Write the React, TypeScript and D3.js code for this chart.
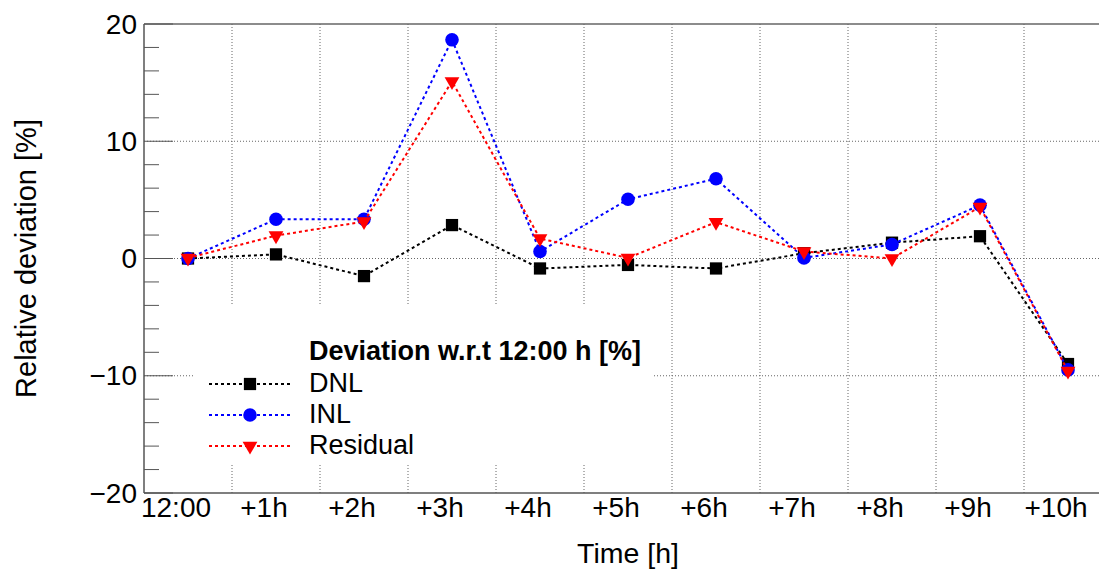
import React, { useEffect, useRef } from "react";
import * as d3 from "d3";

// bin labels on the time axis
const categories = ["12:00", "+1h", "+2h", "+3h", "+4h", "+5h", "+6h", "+7h", "+8h", "+9h", "+10h"];

// relative deviation [%] per series
const dnl = [0, 0.35, -1.5, 2.85, -0.85, -0.55, -0.85, 0.45, 1.35, 1.9, -9.0];
const inl = [0, 3.35, 3.35, 18.65, 0.6, 5.05, 6.8, 0.05, 1.2, 4.55, -9.5];
const residual = [0.05, 1.95, 3.15, 15.1, 1.7, 0.05, 3.1, 0.6, 0.0, 4.4, -9.6];

const seriesNames = ["DNL", "INL", "Residual"];
const legendTitle = "Deviation w.r.t 12:00 h [%]";

const FONT = "'Liberation Sans', Arial, Helvetica, sans-serif";

const App = () => {
  const svgRef = useRef<SVGSVGElement | null>(null);

  useEffect(() => {
    const svg = d3.select(svgRef.current);
    svg.selectAll("*").remove();

    const width = 1099;
    const height = 570;
    const left = 144;
    const right = 1112; // frame continues past the picture edge
    const top = 24;
    const bottom = 493;

    const x = d3.scaleBand().domain(categories).range([left, right]).padding(0);
    const y = d3.scaleLinear().domain([-20, 20]).range([bottom, top]);
    const cx = (c: string) => (x(c) as number) + x.bandwidth() / 2;

    svg.append("rect").attr("width", width).attr("height", height).attr("fill", "white");

    // grid
    const grid = svg.append("g").attr("stroke", "#666").attr("stroke-width", 1).attr("stroke-dasharray", "1,2");
    categories.slice(1).forEach((c) => {
      grid.append("line").attr("x1", x(c)!).attr("x2", x(c)!).attr("y1", top).attr("y2", bottom);
    });
    y.ticks(4).forEach((t) => {
      if (t === 20 || t === -20) return;
      grid.append("line").attr("x1", left).attr("x2", right).attr("y1", y(t)).attr("y2", y(t));
    });

    // frame
    svg.append("line").attr("x1", left).attr("x2", right).attr("y1", top).attr("y2", top)
      .attr("stroke", "#666").attr("stroke-width", 1.5);
    svg.append("line").attr("x1", left).attr("x2", right).attr("y1", bottom).attr("y2", bottom)
      .attr("stroke", "#555").attr("stroke-width", 1.5);
    svg.append("line").attr("x1", left).attr("x2", left).attr("y1", top).attr("y2", bottom)
      .attr("stroke", "#555").attr("stroke-width", 1.5);

    // y ticks, pointing into the frame
    const majors = y.ticks(4);
    y.ticks(20).forEach((t) => {
      const isMajor = majors.includes(t);
      svg.append("line")
        .attr("x1", left).attr("x2", left + (isMajor ? 29 : 15))
        .attr("y1", y(t)).attr("y2", y(t))
        .attr("stroke", "#555").attr("stroke-width", 1);
    });
    const fmt = y.tickFormat(4);
    majors.forEach((t) => {
      svg.append("text")
        .attr("x", 137).attr("y", y(t))
        .attr("text-anchor", "end").attr("dominant-baseline", "central")
        .attr("font-family", FONT).attr("font-size", 28)
        .text(fmt(t));
    });

    // x labels
    categories.forEach((c) => {
      svg.append("text")
        .attr("x", cx(c) - 12).attr("y", 517)
        .attr("text-anchor", "middle")
        .attr("font-family", FONT).attr("font-size", 28)
        .text(c);
    });

    // axis titles
    svg.append("text")
      .attr("x", (left + right) / 2).attr("y", 563)
      .attr("text-anchor", "middle")
      .attr("font-family", FONT).attr("font-size", 28.5)
      .text("Time [h]");
    svg.append("text")
      .attr("transform", `translate(36, ${y(0)}) rotate(-90)`)
      .attr("text-anchor", "middle")
      .attr("font-family", FONT).attr("font-size", 29)
      .text("Relative deviation [%]");

    const series = [
      { name: seriesNames[0], values: dnl, color: "#000000", symbol: d3.symbolSquare, size: 150, rotate: 0 },
      { name: seriesNames[1], values: inl, color: "#0000ff", symbol: d3.symbolCircle, size: 145, rotate: 0 },
      { name: seriesNames[2], values: residual, color: "#ff0000", symbol: d3.symbolTriangle, size: 95, rotate: 180 },
    ];

    // legend (white box, no border)
    svg.append("rect").attr("x", 193).attr("y", 305).attr("width", 460).attr("height", 158).attr("fill", "white");
    svg.append("text")
      .attr("x", 309).attr("y", 360)
      .attr("font-family", FONT).attr("font-size", 27).attr("font-weight", "bold")
      .text(legendTitle);
    series.forEach((s, i) => {
      const ly = 384 + i * 31;
      svg.append("line")
        .attr("x1", 209).attr("x2", 290).attr("y1", ly).attr("y2", ly)
        .attr("stroke", s.color).attr("stroke-width", 2).attr("stroke-dasharray", "3,3");
      svg.append("path")
        .attr("d", d3.symbol().type(s.symbol).size(s.size)()!)
        .attr("transform", `translate(250, ${ly}) rotate(${s.rotate})`)
        .attr("fill", s.color);
      svg.append("text")
        .attr("x", 309).attr("y", ly + 8)
        .attr("font-family", FONT).attr("font-size", 27)
        .text(s.name);
    });

    // data
    const line = d3.line<number>()
      .x((_, i) => cx(categories[i]))
      .y((d) => y(d));

    series.forEach((s) => {
      svg.append("path")
        .attr("d", line(s.values)!)
        .attr("fill", "none")
        .attr("stroke", s.color)
        .attr("stroke-width", 2)
        .attr("stroke-dasharray", "3,3");
      s.values.forEach((v, i) => {
        svg.append("path")
          .attr("d", d3.symbol().type(s.symbol).size(s.size)()!)
          .attr("transform", `translate(${cx(categories[i])}, ${y(v)}) rotate(${s.rotate})`)
          .attr("fill", s.color);
      });
    });
  }, []);

  return (
    <svg
      ref={svgRef}
      width={1099}
      height={570}
      style={{ position: "absolute", left: 0, top: 0, display: "block" }}
    ></svg>
  );
};

export default App;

REQUIREMENTS:
Do not include the images; transcribe the rest of the listing exactly.

THE ANSWER:
Write the React, TypeScript and D3.js code for this chart.
import React, { useEffect, useRef } from "react";
import * as d3 from "d3";

// bin labels on the time axis
const categories = ["12:00", "+1h", "+2h", "+3h", "+4h", "+5h", "+6h", "+7h", "+8h", "+9h", "+10h"];

// relative deviation [%] per series
const dnl = [0, 0.35, -1.5, 2.85, -0.85, -0.55, -0.85, 0.45, 1.35, 1.9, -9.0];
const inl = [0, 3.35, 3.35, 18.65, 0.6, 5.05, 6.8, 0.05, 1.2, 4.55, -9.5];
const residual = [0.05, 1.95, 3.15, 15.1, 1.7, 0.05, 3.1, 0.6, 0.0, 4.4, -9.6];

const seriesNames = ["DNL", "INL", "Residual"];
const legendTitle = "Deviation w.r.t 12:00 h [%]";

const FONT = "'Liberation Sans', Arial, Helvetica, sans-serif";

const App = () => {
  const svgRef = useRef<SVGSVGElement | null>(null);

  useEffect(() => {
    const svg = d3.select(svgRef.current);
    svg.selectAll("*").remove();

    const width = 1099;
    const height = 570;
    const left = 144;
    const right = 1112; // frame continues past the picture edge
    const top = 24;
    const bottom = 493;

    const x = d3.scaleBand().domain(categories).range([left, right]).padding(0);
    const y = d3.scaleLinear().domain([-20, 20]).range([bottom, top]);
    const cx = (c: string) => (x(c) as number) + x.bandwidth() / 2;

    svg.append("rect").attr("width", width).attr("height", height).attr("fill", "white");

    // grid
    const grid = svg.append("g").attr("stroke", "#666").attr("stroke-width", 1).attr("stroke-dasharray", "1,2");
    categories.slice(1).forEach((c) => {
      grid.append("line").attr("x1", x(c)!).attr("x2", x(c)!).attr("y1", top).attr("y2", bottom);
    });
    y.ticks(4).forEach((t) => {
      if (t === 20 || t === -20) return;
      grid.append("line").attr("x1", left).attr("x2", right).attr("y1", y(t)).attr("y2", y(t));
    });

    // frame
    svg.append("line").attr("x1", left).attr("x2", right).attr("y1", top).attr("y2", top)
      .attr("stroke", "#666").attr("stroke-width", 1.5);
    svg.append("line").attr("x1", left).attr("x2", right).attr("y1", bottom).attr("y2", bottom)
      .attr("stroke", "#555").attr("stroke-width", 1.5);
    svg.append("line").attr("x1", left).attr("x2", left).attr("y1", top).attr("y2", bottom)
      .attr("stroke", "#555").attr("stroke-width", 1.5);

    // y ticks, pointing into the frame
    const majors = y.ticks(4);
    y.ticks(20).forEach((t) => {
      const isMajor = majors.includes(t);
      svg.append("line")
        .attr("x1", left).attr("x2", left + (isMajor ? 29 : 15))
        .attr("y1", y(t)).attr("y2", y(t))
        .attr("stroke", "#555").attr("stroke-width", 1);
    });
    const fmt = y.tickFormat(4);
    majors.forEach((t) => {
      svg.append("text")
        .attr("x", 137).attr("y", y(t))
        .attr("text-anchor", "end").attr("dominant-baseline", "central")
        .attr("font-family", FONT).attr("font-size", 28)
        .text(fmt(t));
    });

    // x labels
    categories.forEach((c) => {
      svg.append("text")
        .attr("x", cx(c) - 12).attr("y", 517)
        .attr("text-anchor", "middle")
        .attr("font-family", FONT).attr("font-size", 28)
        .text(c);
    });

    // axis titles
    svg.append("text")
      .attr("x", (left + right) / 2).attr("y", 563)
      .attr("text-anchor", "middle")
      .attr("font-family", FONT).attr("font-size", 28.5)
      .text("Time [h]");
    svg.append("text")
      .attr("transform", `translate(36, ${y(0)}) rotate(-90)`)
      .attr("text-anchor", "middle")
      .attr("font-family", FONT).attr("font-size", 29)
      .text("Relative deviation [%]");

    const series = [
      { name: seriesNames[0], values: dnl, color: "#000000", symbol: d3.symbolSquare, size: 150, rotate: 0 },
      { name: seriesNames[1], values: inl, color: "#0000ff", symbol: d3.symbolCircle, size: 145, rotate: 0 },
      { name: seriesNames[2], values: residual, color: "#ff0000", symbol: d3.symbolTriangle, size: 95, rotate: 180 },
    ];

    // legend (white box, no border)
    svg.append("rect").attr("x", 193).attr("y", 305).attr("width", 460).attr("height", 158).attr("fill", "white");
    svg.append("text")
      .attr("x", 309).attr("y", 360)
      .attr("font-family", FONT).attr("font-size", 27).attr("font-weight", "bold")
      .text(legendTitle);
    series.forEach((s, i) => {
      const ly = 384 + i * 31;
      svg.append("line")
        .attr("x1", 209).attr("x2", 290).attr("y1", ly).attr("y2", ly)
        .attr("stroke", s.color).attr("stroke-width", 2).attr("stroke-dasharray", "3,3");
      svg.append("path")
        .attr("d", d3.symbol().type(s.symbol).size(s.size)()!)
        .attr("transform", `translate(250, ${ly}) rotate(${s.rotate})`)
        .attr("fill", s.color);
      svg.append("text")
        .attr("x", 309).attr("y", ly + 8)
        .attr("font-family", FONT).attr("font-size", 27)
        .text(s.name);
    });

    // data
    const line = d3.line<number>()
      .x((_, i) => cx(categories[i]))
      .y((d) => y(d));

    series.forEach((s) => {
      svg.append("path")
        .attr("d", line(s.values)!)
        .attr("fill", "none")
        .attr("stroke", s.color)
        .attr("stroke-width", 2)
        .attr("stroke-dasharray", "3,3");
      s.values.forEach((v, i) => {
        svg.append("path")
          .attr("d", d3.symbol().type(s.symbol).size(s.size)()!)
          .attr("transform", `translate(${cx(categories[i])}, ${y(v)}) rotate(${s.rotate})`)
          .attr("fill", s.color);
      });
    });
  }, []);

  return (
    <svg
      ref={svgRef}
      width={1099}
      height={570}
      style={{ position: "absolute", left: 0, top: 0, display: "block" }}
    ></svg>
  );
};

export default App;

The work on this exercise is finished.